What is expected
Identify all lines of the data containing the string "this" and copy them.

--- Entries provided ---

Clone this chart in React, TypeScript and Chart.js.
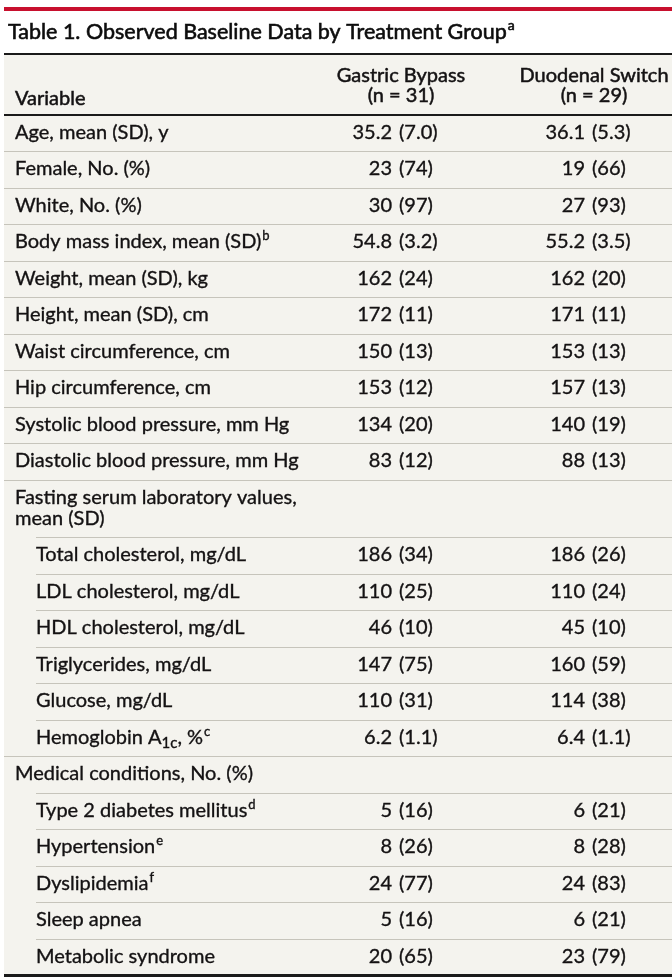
import { useEffect, useRef } from 'react';
import { Chart, registerables } from 'chart.js';

Chart.register(...registerables);

// ---------- Data ----------
const titleText = 'Table 1. Observed Baseline Data by Treatment Group^{a}';
const columnHeaders = ['Variable', 'Gastric Bypass\n(n = 31)', 'Duodenal Switch\n(n = 29)'];

const variables = [
  'Age, mean (SD), y',
  'Female, No. (%)',
  'White, No. (%)',
  'Body mass index, mean (SD)^{b}',
  'Weight, mean (SD), kg',
  'Height, mean (SD), cm',
  'Waist circumference, cm',
  'Hip circumference, cm',
  'Systolic blood pressure, mm Hg',
  'Diastolic blood pressure, mm Hg',
  'Fasting serum laboratory values,\nmean (SD)',
  'Total cholesterol, mg/dL',
  'LDL cholesterol, mg/dL',
  'HDL cholesterol, mg/dL',
  'Triglycerides, mg/dL',
  'Glucose, mg/dL',
  'Hemoglobin A_{1c}, %^{c}',
  'Medical conditions, No. (%)',
  'Type 2 diabetes mellitus^{d}',
  'Hypertension^{e}',
  'Dyslipidemia^{f}',
  'Sleep apnea',
  'Metabolic syndrome',
];

const indentLevels = [0, 0, 0, 0, 0, 0, 0, 0, 0, 0, 0, 1, 1, 1, 1, 1, 1, 0, 1, 1, 1, 1, 1];

const gastricBypass = [
  '35.2 (7.0)', '23 (74)', '30 (97)', '54.8 (3.2)', '162 (24)', '172 (11)', '150 (13)',
  '153 (12)', '134 (20)', '83 (12)', '', '186 (34)', '110 (25)', '46 (10)', '147 (75)',
  '110 (31)', '6.2 (1.1)', '', '5 (16)', '8 (26)', '24 (77)', '5 (16)', '20 (65)',
];

const duodenalSwitch = [
  '36.1 (5.3)', '19 (66)', '27 (93)', '55.2 (3.5)', '162 (20)', '171 (11)', '153 (13)',
  '157 (13)', '140 (19)', '88 (13)', '', '186 (26)', '110 (24)', '45 (10)', '160 (59)',
  '114 (38)', '6.4 (1.1)', '', '6 (21)', '8 (28)', '24 (83)', '6 (21)', '23 (79)',
];

// ---------- Style / layout ----------
const W = 672;
const H = 978;
const FONT_FAMILY = 'Lato, "Noto Sans", "DejaVu Sans", sans-serif';
const BODY_SIZE = 20;
const TITLE_SIZE = 21.5;
const TEXT_COLOR = '#141213';
const BG = '#f4f3ee';
const RULE = '#c6c4bb';
const RED = '#c8102e';

const TABLE_LEFT = 4;
const HEADER_TOP = 53;
const HEADER_BOTTOM = 115;
const ROW_H = 36.48;
const LINE_H = 21;
const FIRST_BASELINE = 24;
const TEXT_X = [15, 36];
const COL_PAREN_X = [399, 592];
const COL_GAP = 7;
const COL_CENTER = [401, 594];

type Seg = { text: string; kind: 'n' | 'sup' | 'sub' };

function parseRich(s: string): Seg[] {
  const parts = s.split(/(\^\{[^}]*\}|_\{[^}]*\})/).filter((p) => p.length > 0);
  return parts.map((p) => {
    if (p.startsWith('^{')) return { text: p.slice(2, -1), kind: 'sup' as const };
    if (p.startsWith('_{')) return { text: p.slice(2, -1), kind: 'sub' as const };
    return { text: p, kind: 'n' as const };
  });
}

function fillStroke(ctx: CanvasRenderingContext2D, t: string, x: number, y: number, sw: number) {
  ctx.fillText(t, x, y);
  if (sw > 0) {
    ctx.lineWidth = sw;
    ctx.strokeStyle = ctx.fillStyle as string;
    ctx.strokeText(t, x, y);
  }
}

function drawRich(
  ctx: CanvasRenderingContext2D,
  s: string,
  x: number,
  y: number,
  size: number,
  align: 'left' | 'right' | 'center' = 'left',
  sw = 0.35
) {
  const segs = parseRich(s);
  const sizeFor = (k: Seg['kind']) => (k === 'n' ? size : k === 'sup' ? Math.round(size * 0.66) : Math.round(size * 0.74));
  let total = 0;
  const widths: number[] = [];
  for (const seg of segs) {
    ctx.font = `${sizeFor(seg.kind)}px ${FONT_FAMILY}`;
    const w = ctx.measureText(seg.text).width + (seg.kind === 'sup' ? 1 : 0);
    widths.push(w);
    total += w;
  }
  let cx = align === 'left' ? x : align === 'right' ? x - total : x - total / 2;
  ctx.textAlign = 'left';
  ctx.textBaseline = 'alphabetic';
  segs.forEach((seg, i) => {
    ctx.font = `${sizeFor(seg.kind)}px ${FONT_FAMILY}`;
    const dy = seg.kind === 'sup' ? -size * 0.4 : seg.kind === 'sub' ? size * 0.22 : 0;
    fillStroke(ctx, seg.text, cx + (seg.kind === 'sup' ? 1 : 0), y + dy, sw);
    cx += widths[i];
  });
}

// row tops in value units (y scale maps value -> pixel)
const rowLines = variables.map((v) => v.split('\n').length);
const rowTops: number[] = [];
{
  let t = HEADER_BOTTOM;
  rowLines.forEach((n) => {
    rowTops.push(t);
    t += ROW_H + LINE_H * (n - 1);
  });
  rowTops.push(t);
}

const tablePlugin = {
  id: 'tablePlugin',
  beforeDatasetsDraw(chart: any) {
    const ctx: CanvasRenderingContext2D = chart.ctx;
    const xs = chart.scales.x;
    const ys = chart.scales.y;
    const px = (v: number) => xs.getPixelForValue(v);
    const py = (v: number) => ys.getPixelForValue(v);
    ctx.save();
    ctx.fillStyle = '#ffffff';
    ctx.fillRect(0, 0, W, H);
    const bottom = rowTops[rowTops.length - 1];
    ctx.fillStyle = BG;
    ctx.fillRect(px(TABLE_LEFT), py(HEADER_TOP), px(W) - px(TABLE_LEFT), py(bottom) - py(HEADER_TOP));
    ctx.fillStyle = RED;
    ctx.fillRect(px(TABLE_LEFT), py(7), px(W) - px(TABLE_LEFT), 4);
    ctx.fillStyle = '#0d0d0d';
    drawRich(ctx, titleText, px(8), py(39), TITLE_SIZE, 'left', 0.6);
    ctx.fillStyle = '#1a1a1a';
    ctx.fillRect(px(TABLE_LEFT), py(HEADER_TOP), px(W) - px(TABLE_LEFT), 2);
    ctx.fillRect(px(TABLE_LEFT), py(HEADER_BOTTOM) - 1, px(W) - px(TABLE_LEFT), 2);
    ctx.fillStyle = RULE;
    for (let j = 1; j < variables.length; j++) {
      const left = indentLevels[j] ? TEXT_X[1] : TABLE_LEFT;
      ctx.fillRect(px(left), Math.round(py(rowTops[j])), px(W) - px(left), 1);
    }
    ctx.fillStyle = '#1a1a1a';
    ctx.fillRect(px(TABLE_LEFT), Math.round(py(bottom)) - 1, px(W) - px(TABLE_LEFT), 3);
    ctx.fillStyle = TEXT_COLOR;
    drawRich(ctx, columnHeaders[0], px(TEXT_X[0]), py(105), BODY_SIZE, 'left', 0.5);
    [1, 2].forEach((c) => {
      const lines = columnHeaders[c].split('\n');
      lines.forEach((ln, k) => {
        drawRich(ctx, ln, px(COL_CENTER[c - 1]), py(82 + k * 20), BODY_SIZE, 'center', 0.5);
      });
    });
    ctx.restore();
  },
  afterDatasetsDraw(chart: any) {
    const ctx: CanvasRenderingContext2D = chart.ctx;
    ctx.save();
    ctx.fillStyle = TEXT_COLOR;
    chart.data.datasets.forEach((ds: any, di: number) => {
      const meta = chart.getDatasetMeta(di);
      meta.data.forEach((el: any, j: number) => {
        const text: string = ds.texts[j];
        if (!text) return;
        const baseY = el.y + FIRST_BASELINE;
        if (di === 0) {
          text.split('\n').forEach((ln, k) => {
            drawRich(ctx, ln, el.x, baseY + k * LINE_H, BODY_SIZE, 'left');
          });
        } else {
          const idx = text.indexOf(' (');
          const main = idx >= 0 ? text.slice(0, idx) : text;
          const paren = idx >= 0 ? text.slice(idx + 1) : '';
          ctx.font = `${BODY_SIZE}px ${FONT_FAMILY}`;
          ctx.textBaseline = 'alphabetic';
          ctx.textAlign = 'right';
          fillStroke(ctx, main, el.x - COL_GAP, baseY, 0.35);
          ctx.textAlign = 'left';
          fillStroke(ctx, paren, el.x, baseY, 0.35);
        }
      });
    });
    ctx.restore();
  },
};

export default function App() {
  const ref = useRef<HTMLCanvasElement | null>(null);
  useEffect(() => {
    document.body.style.margin = '0';
    const canvas = ref.current;
    if (!canvas) return;
    const chart = new Chart(canvas, {
      type: 'scatter',
      data: {
        datasets: [
          {
            label: 'Variable',
            data: variables.map((_, j) => ({ x: TEXT_X[indentLevels[j]], y: rowTops[j] })),
            texts: variables,
            pointRadius: 0,
          } as any,
          {
            label: 'Gastric Bypass',
            data: gastricBypass.map((_, j) => ({ x: COL_PAREN_X[0], y: rowTops[j] })),
            texts: gastricBypass,
            pointRadius: 0,
          } as any,
          {
            label: 'Duodenal Switch',
            data: duodenalSwitch.map((_, j) => ({ x: COL_PAREN_X[1], y: rowTops[j] })),
            texts: duodenalSwitch,
            pointRadius: 0,
          } as any,
        ],
      },
      options: {
        animation: false,
        responsive: false,
        maintainAspectRatio: false,
        events: [],
        layout: { padding: 0 },
        plugins: { legend: { display: false }, tooltip: { enabled: false } },
        scales: {
          x: { type: 'linear', display: false, min: 0, max: W },
          y: { type: 'linear', display: false, min: 0, max: H, reverse: true },
        },
      },
      plugins: [tablePlugin],
    });
    return () => chart.destroy();
  }, []);
  return <canvas ref={ref} width={W} height={H} style={{ display: 'block' }} />;
}
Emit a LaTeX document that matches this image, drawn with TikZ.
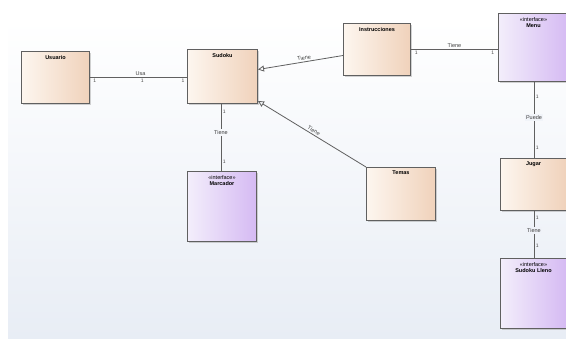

---

Answer to the exercise
Clone this chart in React, TypeScript and Chart.js.
Emit a LaTeX document that matches this image, drawn with TikZ.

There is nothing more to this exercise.